Editorial 3-12-13


Since the Newtown shooting, the issue of gun control has been a hot button issue for many states. While most states have their sights set on further restrictions on gun use, Georgia has made the first steps to reducing the amount of regulations on gun owners.

Last week the Safe Carry Protection Act, or HB 512, was passed by the Georgia House of Representatives. The proposed law would reduce the amount of restrictions on legal concealed carry permits, and allow registered gun owners with a concealed carry permit to carry a firearm in churches, bars and college campuses.

There is a saying that goes something like “If you outlaw guns, only outlaws will have guns.” While as a maxim it may oversimplify the issue at hand, it speaks to the core of the issue. Pro gun control advocates hold the position that a reduction in the number of firearms will result in a net reduction in gun crime, while those who lobby for lesser restrictions argue that guns in the hands of law-abiding citizens will act as a crime deterrent.

They are both valid arguments and deserve fair consideration. But how would this law affect Georgia State? The bill still needs to pass the state senate, so its effects have still not reached the public, but now is a crucial time for Georgia State as a community to decide what stance it will take on this controversial topic.
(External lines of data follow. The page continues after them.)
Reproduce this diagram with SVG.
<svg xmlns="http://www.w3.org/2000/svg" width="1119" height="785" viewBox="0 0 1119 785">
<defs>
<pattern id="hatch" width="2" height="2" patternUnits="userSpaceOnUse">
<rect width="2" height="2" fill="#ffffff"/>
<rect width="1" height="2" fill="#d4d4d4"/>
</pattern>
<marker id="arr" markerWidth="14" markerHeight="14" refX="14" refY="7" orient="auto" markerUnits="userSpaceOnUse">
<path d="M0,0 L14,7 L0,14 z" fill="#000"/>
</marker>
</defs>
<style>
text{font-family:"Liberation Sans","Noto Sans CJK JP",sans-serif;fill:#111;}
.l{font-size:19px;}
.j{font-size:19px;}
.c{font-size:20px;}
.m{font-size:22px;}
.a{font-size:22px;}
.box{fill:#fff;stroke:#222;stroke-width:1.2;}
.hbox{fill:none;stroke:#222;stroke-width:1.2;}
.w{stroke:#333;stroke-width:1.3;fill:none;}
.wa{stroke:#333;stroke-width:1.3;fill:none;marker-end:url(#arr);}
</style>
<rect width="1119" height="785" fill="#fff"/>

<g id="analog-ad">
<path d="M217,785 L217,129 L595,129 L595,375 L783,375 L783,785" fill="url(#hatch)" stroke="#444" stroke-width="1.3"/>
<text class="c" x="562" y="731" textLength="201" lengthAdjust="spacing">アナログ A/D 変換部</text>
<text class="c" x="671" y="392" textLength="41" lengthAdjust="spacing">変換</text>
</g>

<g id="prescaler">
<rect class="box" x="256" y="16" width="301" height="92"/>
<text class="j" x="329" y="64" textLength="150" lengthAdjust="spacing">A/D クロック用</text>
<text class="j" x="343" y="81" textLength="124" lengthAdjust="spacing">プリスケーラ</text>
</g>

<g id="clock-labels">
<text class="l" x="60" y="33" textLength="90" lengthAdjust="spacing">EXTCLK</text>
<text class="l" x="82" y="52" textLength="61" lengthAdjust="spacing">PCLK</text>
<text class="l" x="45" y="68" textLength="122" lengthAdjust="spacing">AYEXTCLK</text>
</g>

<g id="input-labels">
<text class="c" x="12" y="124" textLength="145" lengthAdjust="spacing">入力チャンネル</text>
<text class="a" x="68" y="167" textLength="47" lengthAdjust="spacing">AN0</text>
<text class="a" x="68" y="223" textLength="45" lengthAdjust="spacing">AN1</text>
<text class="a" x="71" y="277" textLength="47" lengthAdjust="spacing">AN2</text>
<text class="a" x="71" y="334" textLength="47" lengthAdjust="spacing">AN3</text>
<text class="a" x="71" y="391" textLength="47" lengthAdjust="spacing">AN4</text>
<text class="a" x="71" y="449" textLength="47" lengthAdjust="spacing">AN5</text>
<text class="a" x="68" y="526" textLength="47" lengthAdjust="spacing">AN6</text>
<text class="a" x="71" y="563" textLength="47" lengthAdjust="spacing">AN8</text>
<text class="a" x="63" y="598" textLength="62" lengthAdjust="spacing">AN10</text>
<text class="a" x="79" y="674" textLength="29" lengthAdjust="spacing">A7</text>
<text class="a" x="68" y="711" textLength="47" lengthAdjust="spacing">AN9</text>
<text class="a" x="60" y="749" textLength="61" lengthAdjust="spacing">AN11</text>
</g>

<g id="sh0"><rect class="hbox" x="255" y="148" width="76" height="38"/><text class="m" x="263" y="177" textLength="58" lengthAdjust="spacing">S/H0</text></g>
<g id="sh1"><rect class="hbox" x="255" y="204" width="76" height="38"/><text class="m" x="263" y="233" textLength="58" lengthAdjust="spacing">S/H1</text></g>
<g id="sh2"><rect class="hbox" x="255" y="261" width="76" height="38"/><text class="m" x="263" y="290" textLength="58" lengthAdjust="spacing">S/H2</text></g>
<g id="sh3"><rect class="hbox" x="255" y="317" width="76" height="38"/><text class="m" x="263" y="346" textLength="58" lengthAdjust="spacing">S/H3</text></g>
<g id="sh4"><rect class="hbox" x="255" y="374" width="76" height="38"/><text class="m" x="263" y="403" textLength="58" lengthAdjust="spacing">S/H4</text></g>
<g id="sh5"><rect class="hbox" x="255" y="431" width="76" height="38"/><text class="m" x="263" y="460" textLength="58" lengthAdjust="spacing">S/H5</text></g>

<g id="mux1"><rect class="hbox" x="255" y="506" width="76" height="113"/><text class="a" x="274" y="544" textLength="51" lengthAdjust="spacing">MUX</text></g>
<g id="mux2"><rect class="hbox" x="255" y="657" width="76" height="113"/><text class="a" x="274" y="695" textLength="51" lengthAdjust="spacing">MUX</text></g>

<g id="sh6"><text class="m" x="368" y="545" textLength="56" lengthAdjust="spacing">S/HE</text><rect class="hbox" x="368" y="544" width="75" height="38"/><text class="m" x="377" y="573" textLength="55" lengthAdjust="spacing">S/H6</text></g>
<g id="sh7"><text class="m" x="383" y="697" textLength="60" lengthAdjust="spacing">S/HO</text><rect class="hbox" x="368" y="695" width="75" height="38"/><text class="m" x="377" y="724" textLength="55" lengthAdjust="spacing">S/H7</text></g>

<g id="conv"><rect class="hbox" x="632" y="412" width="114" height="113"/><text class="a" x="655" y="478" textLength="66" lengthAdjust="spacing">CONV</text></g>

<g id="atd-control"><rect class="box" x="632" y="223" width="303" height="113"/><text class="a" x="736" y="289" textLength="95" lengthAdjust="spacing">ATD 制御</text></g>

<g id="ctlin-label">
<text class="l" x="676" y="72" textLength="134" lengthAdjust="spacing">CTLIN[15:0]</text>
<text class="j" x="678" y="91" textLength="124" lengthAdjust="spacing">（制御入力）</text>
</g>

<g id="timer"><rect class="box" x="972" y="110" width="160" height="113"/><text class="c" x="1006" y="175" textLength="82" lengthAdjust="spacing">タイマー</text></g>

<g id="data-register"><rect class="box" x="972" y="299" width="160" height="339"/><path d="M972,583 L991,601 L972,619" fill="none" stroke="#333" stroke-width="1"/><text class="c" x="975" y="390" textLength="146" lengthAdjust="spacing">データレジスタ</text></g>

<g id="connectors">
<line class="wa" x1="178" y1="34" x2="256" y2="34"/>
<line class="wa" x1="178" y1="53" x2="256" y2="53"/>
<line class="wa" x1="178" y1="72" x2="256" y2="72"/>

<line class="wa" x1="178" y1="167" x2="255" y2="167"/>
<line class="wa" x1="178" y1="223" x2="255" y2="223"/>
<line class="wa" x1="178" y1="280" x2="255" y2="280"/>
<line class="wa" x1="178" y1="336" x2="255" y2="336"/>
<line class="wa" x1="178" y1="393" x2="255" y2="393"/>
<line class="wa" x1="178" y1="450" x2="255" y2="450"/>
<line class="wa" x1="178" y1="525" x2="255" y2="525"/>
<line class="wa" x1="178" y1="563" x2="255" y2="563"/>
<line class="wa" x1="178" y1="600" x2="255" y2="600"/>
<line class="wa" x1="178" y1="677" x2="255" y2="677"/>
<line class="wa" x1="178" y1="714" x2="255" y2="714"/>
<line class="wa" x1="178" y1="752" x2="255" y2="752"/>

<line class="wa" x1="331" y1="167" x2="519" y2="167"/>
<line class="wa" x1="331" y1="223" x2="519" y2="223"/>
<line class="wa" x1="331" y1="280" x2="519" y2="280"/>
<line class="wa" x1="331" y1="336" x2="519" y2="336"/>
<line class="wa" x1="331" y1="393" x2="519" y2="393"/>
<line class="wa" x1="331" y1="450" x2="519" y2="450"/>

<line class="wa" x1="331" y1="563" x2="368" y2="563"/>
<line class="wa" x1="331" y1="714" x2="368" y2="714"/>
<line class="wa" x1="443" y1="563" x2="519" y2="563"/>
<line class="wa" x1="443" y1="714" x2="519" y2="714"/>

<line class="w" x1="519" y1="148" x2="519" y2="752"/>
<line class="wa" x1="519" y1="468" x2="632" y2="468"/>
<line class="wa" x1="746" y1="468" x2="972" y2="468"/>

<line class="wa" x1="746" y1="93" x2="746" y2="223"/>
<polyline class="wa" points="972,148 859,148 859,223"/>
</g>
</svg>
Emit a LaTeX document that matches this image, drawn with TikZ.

At The Signal, although the idea of more guns on campus concerns us, we believe that a law allowing guns on college campuses would not contribute to a significant increase in the number of firearms on campus.

As it is, the law would not circumvent any standing concealed carry laws. That is to say, it would still be the case that concealed carry permits would be restricted to people aged 21 or older, who would still be a subject to background checks.

If there would be an increase in the number of concealed weapons being carried on campus, it would only be among the population of students who already have their permits. Don’t worry, it won’t mean they will let the freshman carry guns.

As of now, only Utah’s concealed carry laws override the rules of individual institutions. In Utah, state universities must abide by the state’s concealed carry laws, meaning that they are not permitted to ban guns on campus when state law permits citizens to carry weapons on state property.

That means even if HB 512 is passed in to law, it will still be up to us as a university to make a decision about guns on campus. The law would give us the framework to allow guns on campus, but still let us have the option to ban them.

We do not believe an increase of the number of firearms on campus would result in a safer environment, but we understand that the law would only encourage legal gun owners to carry their weapons on campus.

Even though there might be plenty of responsible student gun owners, let’s leave the policing of campus to the GSUPD. Let’s not create an environment of suspicion and readiness, and instead cultivate an environment of learning and development.

If the Georgia Senate passes the law and allows guns on campuses in Georgia, we should stand up and say that we don’t need them here. Leave your guns at home, but don’t forget to bring a pencil.